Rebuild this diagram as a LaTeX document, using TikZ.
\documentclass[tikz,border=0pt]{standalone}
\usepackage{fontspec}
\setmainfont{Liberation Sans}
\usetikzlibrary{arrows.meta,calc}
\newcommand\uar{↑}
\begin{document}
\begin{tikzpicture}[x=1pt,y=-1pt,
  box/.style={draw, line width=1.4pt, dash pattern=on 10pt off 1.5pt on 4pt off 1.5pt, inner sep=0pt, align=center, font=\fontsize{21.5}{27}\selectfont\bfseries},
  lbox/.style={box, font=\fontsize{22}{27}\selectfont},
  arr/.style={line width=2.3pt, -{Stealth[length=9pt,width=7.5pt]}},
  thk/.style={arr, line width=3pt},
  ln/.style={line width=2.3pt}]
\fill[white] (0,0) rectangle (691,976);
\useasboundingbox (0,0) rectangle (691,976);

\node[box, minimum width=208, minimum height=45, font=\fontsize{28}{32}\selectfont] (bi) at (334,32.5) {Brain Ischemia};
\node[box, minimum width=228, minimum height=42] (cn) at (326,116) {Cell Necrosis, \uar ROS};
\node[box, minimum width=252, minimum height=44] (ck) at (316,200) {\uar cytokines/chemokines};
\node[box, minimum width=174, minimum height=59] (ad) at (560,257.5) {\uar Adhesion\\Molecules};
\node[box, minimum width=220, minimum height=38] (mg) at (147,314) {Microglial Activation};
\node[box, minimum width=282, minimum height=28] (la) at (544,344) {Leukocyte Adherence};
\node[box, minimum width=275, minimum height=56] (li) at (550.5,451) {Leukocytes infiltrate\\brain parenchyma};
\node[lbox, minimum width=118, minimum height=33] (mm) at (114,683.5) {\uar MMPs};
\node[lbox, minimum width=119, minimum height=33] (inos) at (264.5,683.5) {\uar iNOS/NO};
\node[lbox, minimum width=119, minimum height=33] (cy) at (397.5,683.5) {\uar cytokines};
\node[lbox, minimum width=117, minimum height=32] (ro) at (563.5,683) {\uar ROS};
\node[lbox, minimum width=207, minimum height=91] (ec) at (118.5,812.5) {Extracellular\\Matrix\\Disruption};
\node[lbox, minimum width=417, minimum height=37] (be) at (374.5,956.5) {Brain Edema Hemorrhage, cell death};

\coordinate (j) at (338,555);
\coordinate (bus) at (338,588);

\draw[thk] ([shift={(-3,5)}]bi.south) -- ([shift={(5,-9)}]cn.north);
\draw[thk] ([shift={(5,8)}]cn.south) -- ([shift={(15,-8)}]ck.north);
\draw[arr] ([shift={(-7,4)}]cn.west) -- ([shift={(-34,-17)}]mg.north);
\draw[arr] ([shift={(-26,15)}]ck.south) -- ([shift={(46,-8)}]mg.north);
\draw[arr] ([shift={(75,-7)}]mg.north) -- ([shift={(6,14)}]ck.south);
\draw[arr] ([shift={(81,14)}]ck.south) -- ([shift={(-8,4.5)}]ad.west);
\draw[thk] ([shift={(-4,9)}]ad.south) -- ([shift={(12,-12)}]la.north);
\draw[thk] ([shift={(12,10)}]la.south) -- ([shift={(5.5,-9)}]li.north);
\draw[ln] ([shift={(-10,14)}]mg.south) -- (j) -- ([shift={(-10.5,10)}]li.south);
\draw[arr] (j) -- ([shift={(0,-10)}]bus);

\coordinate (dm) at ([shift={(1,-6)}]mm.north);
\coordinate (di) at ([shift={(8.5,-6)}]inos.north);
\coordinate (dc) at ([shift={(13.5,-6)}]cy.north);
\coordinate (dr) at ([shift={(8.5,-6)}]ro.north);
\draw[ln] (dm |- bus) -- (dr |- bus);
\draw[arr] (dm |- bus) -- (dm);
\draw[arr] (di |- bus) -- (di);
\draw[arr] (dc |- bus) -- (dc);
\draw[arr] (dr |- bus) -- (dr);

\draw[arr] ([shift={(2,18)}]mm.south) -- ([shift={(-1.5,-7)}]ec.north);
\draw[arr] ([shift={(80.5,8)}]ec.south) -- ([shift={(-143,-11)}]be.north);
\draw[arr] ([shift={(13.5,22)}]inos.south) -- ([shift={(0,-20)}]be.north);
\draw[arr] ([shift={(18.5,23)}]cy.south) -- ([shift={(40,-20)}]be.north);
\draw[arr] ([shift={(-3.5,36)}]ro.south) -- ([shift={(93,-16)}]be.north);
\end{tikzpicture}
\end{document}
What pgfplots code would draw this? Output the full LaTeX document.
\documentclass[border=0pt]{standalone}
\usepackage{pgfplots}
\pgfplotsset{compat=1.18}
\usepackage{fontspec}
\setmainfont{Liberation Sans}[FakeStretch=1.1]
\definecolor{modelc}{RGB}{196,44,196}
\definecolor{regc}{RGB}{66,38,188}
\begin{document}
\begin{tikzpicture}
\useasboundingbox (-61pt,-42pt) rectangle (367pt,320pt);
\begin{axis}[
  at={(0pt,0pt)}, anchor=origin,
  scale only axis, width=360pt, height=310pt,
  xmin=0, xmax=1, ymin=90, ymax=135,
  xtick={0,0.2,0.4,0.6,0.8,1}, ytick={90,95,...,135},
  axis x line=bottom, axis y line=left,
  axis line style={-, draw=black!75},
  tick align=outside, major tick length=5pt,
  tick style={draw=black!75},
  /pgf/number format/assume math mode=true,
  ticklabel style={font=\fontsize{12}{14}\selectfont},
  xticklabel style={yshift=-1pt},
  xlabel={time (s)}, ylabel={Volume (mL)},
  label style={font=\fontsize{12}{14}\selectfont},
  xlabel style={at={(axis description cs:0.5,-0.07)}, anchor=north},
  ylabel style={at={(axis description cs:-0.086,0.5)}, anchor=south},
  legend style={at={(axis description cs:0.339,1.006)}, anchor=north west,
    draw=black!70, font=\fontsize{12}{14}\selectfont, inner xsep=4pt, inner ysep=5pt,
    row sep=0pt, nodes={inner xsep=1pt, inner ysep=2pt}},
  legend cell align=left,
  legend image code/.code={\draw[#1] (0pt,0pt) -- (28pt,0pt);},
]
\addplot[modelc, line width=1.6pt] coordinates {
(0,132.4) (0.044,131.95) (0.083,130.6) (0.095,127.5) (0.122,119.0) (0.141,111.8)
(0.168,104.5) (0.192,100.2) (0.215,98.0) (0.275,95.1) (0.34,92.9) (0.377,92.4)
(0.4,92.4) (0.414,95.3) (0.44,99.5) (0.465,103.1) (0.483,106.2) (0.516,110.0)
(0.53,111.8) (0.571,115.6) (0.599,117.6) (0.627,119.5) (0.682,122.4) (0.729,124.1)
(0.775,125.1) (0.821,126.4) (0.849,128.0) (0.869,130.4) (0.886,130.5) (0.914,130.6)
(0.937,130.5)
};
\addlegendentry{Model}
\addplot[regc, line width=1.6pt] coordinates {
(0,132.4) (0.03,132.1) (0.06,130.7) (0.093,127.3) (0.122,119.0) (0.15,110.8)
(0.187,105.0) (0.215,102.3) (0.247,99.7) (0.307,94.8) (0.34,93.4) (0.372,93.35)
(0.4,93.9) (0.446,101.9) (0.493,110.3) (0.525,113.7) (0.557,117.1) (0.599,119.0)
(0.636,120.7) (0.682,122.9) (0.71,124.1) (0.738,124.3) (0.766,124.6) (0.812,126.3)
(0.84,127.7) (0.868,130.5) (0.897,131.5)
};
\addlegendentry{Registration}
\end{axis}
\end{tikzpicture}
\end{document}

__WHAT THE TASK ASKS__:
Write out the full listing, keeping every line exactly as it is.

__RESPONSE TO THE TASK__:
Rebuild this diagram as a LaTeX document, using TikZ.
\documentclass[tikz,border=0pt]{standalone}
\usepackage{fontspec}
\setmainfont{Liberation Sans}
\usetikzlibrary{arrows.meta,calc}
\newcommand\uar{↑}
\begin{document}
\begin{tikzpicture}[x=1pt,y=-1pt,
  box/.style={draw, line width=1.4pt, dash pattern=on 10pt off 1.5pt on 4pt off 1.5pt, inner sep=0pt, align=center, font=\fontsize{21.5}{27}\selectfont\bfseries},
  lbox/.style={box, font=\fontsize{22}{27}\selectfont},
  arr/.style={line width=2.3pt, -{Stealth[length=9pt,width=7.5pt]}},
  thk/.style={arr, line width=3pt},
  ln/.style={line width=2.3pt}]
\fill[white] (0,0) rectangle (691,976);
\useasboundingbox (0,0) rectangle (691,976);

\node[box, minimum width=208, minimum height=45, font=\fontsize{28}{32}\selectfont] (bi) at (334,32.5) {Brain Ischemia};
\node[box, minimum width=228, minimum height=42] (cn) at (326,116) {Cell Necrosis, \uar ROS};
\node[box, minimum width=252, minimum height=44] (ck) at (316,200) {\uar cytokines/chemokines};
\node[box, minimum width=174, minimum height=59] (ad) at (560,257.5) {\uar Adhesion\\Molecules};
\node[box, minimum width=220, minimum height=38] (mg) at (147,314) {Microglial Activation};
\node[box, minimum width=282, minimum height=28] (la) at (544,344) {Leukocyte Adherence};
\node[box, minimum width=275, minimum height=56] (li) at (550.5,451) {Leukocytes infiltrate\\brain parenchyma};
\node[lbox, minimum width=118, minimum height=33] (mm) at (114,683.5) {\uar MMPs};
\node[lbox, minimum width=119, minimum height=33] (inos) at (264.5,683.5) {\uar iNOS/NO};
\node[lbox, minimum width=119, minimum height=33] (cy) at (397.5,683.5) {\uar cytokines};
\node[lbox, minimum width=117, minimum height=32] (ro) at (563.5,683) {\uar ROS};
\node[lbox, minimum width=207, minimum height=91] (ec) at (118.5,812.5) {Extracellular\\Matrix\\Disruption};
\node[lbox, minimum width=417, minimum height=37] (be) at (374.5,956.5) {Brain Edema Hemorrhage, cell death};

\coordinate (j) at (338,555);
\coordinate (bus) at (338,588);

\draw[thk] ([shift={(-3,5)}]bi.south) -- ([shift={(5,-9)}]cn.north);
\draw[thk] ([shift={(5,8)}]cn.south) -- ([shift={(15,-8)}]ck.north);
\draw[arr] ([shift={(-7,4)}]cn.west) -- ([shift={(-34,-17)}]mg.north);
\draw[arr] ([shift={(-26,15)}]ck.south) -- ([shift={(46,-8)}]mg.north);
\draw[arr] ([shift={(75,-7)}]mg.north) -- ([shift={(6,14)}]ck.south);
\draw[arr] ([shift={(81,14)}]ck.south) -- ([shift={(-8,4.5)}]ad.west);
\draw[thk] ([shift={(-4,9)}]ad.south) -- ([shift={(12,-12)}]la.north);
\draw[thk] ([shift={(12,10)}]la.south) -- ([shift={(5.5,-9)}]li.north);
\draw[ln] ([shift={(-10,14)}]mg.south) -- (j) -- ([shift={(-10.5,10)}]li.south);
\draw[arr] (j) -- ([shift={(0,-10)}]bus);

\coordinate (dm) at ([shift={(1,-6)}]mm.north);
\coordinate (di) at ([shift={(8.5,-6)}]inos.north);
\coordinate (dc) at ([shift={(13.5,-6)}]cy.north);
\coordinate (dr) at ([shift={(8.5,-6)}]ro.north);
\draw[ln] (dm |- bus) -- (dr |- bus);
\draw[arr] (dm |- bus) -- (dm);
\draw[arr] (di |- bus) -- (di);
\draw[arr] (dc |- bus) -- (dc);
\draw[arr] (dr |- bus) -- (dr);

\draw[arr] ([shift={(2,18)}]mm.south) -- ([shift={(-1.5,-7)}]ec.north);
\draw[arr] ([shift={(80.5,8)}]ec.south) -- ([shift={(-143,-11)}]be.north);
\draw[arr] ([shift={(13.5,22)}]inos.south) -- ([shift={(0,-20)}]be.north);
\draw[arr] ([shift={(18.5,23)}]cy.south) -- ([shift={(40,-20)}]be.north);
\draw[arr] ([shift={(-3.5,36)}]ro.south) -- ([shift={(93,-16)}]be.north);
\end{tikzpicture}
\end{document}
What pgfplots code would draw this? Output the full LaTeX document.
\documentclass[border=0pt]{standalone}
\usepackage{pgfplots}
\pgfplotsset{compat=1.18}
\usepackage{fontspec}
\setmainfont{Liberation Sans}[FakeStretch=1.1]
\definecolor{modelc}{RGB}{196,44,196}
\definecolor{regc}{RGB}{66,38,188}
\begin{document}
\begin{tikzpicture}
\useasboundingbox (-61pt,-42pt) rectangle (367pt,320pt);
\begin{axis}[
  at={(0pt,0pt)}, anchor=origin,
  scale only axis, width=360pt, height=310pt,
  xmin=0, xmax=1, ymin=90, ymax=135,
  xtick={0,0.2,0.4,0.6,0.8,1}, ytick={90,95,...,135},
  axis x line=bottom, axis y line=left,
  axis line style={-, draw=black!75},
  tick align=outside, major tick length=5pt,
  tick style={draw=black!75},
  /pgf/number format/assume math mode=true,
  ticklabel style={font=\fontsize{12}{14}\selectfont},
  xticklabel style={yshift=-1pt},
  xlabel={time (s)}, ylabel={Volume (mL)},
  label style={font=\fontsize{12}{14}\selectfont},
  xlabel style={at={(axis description cs:0.5,-0.07)}, anchor=north},
  ylabel style={at={(axis description cs:-0.086,0.5)}, anchor=south},
  legend style={at={(axis description cs:0.339,1.006)}, anchor=north west,
    draw=black!70, font=\fontsize{12}{14}\selectfont, inner xsep=4pt, inner ysep=5pt,
    row sep=0pt, nodes={inner xsep=1pt, inner ysep=2pt}},
  legend cell align=left,
  legend image code/.code={\draw[#1] (0pt,0pt) -- (28pt,0pt);},
]
\addplot[modelc, line width=1.6pt] coordinates {
(0,132.4) (0.044,131.95) (0.083,130.6) (0.095,127.5) (0.122,119.0) (0.141,111.8)
(0.168,104.5) (0.192,100.2) (0.215,98.0) (0.275,95.1) (0.34,92.9) (0.377,92.4)
(0.4,92.4) (0.414,95.3) (0.44,99.5) (0.465,103.1) (0.483,106.2) (0.516,110.0)
(0.53,111.8) (0.571,115.6) (0.599,117.6) (0.627,119.5) (0.682,122.4) (0.729,124.1)
(0.775,125.1) (0.821,126.4) (0.849,128.0) (0.869,130.4) (0.886,130.5) (0.914,130.6)
(0.937,130.5)
};
\addlegendentry{Model}
\addplot[regc, line width=1.6pt] coordinates {
(0,132.4) (0.03,132.1) (0.06,130.7) (0.093,127.3) (0.122,119.0) (0.15,110.8)
(0.187,105.0) (0.215,102.3) (0.247,99.7) (0.307,94.8) (0.34,93.4) (0.372,93.35)
(0.4,93.9) (0.446,101.9) (0.493,110.3) (0.525,113.7) (0.557,117.1) (0.599,119.0)
(0.636,120.7) (0.682,122.9) (0.71,124.1) (0.738,124.3) (0.766,124.6) (0.812,126.3)
(0.84,127.7) (0.868,130.5) (0.897,131.5)
};
\addlegendentry{Registration}
\end{axis}
\end{tikzpicture}
\end{document}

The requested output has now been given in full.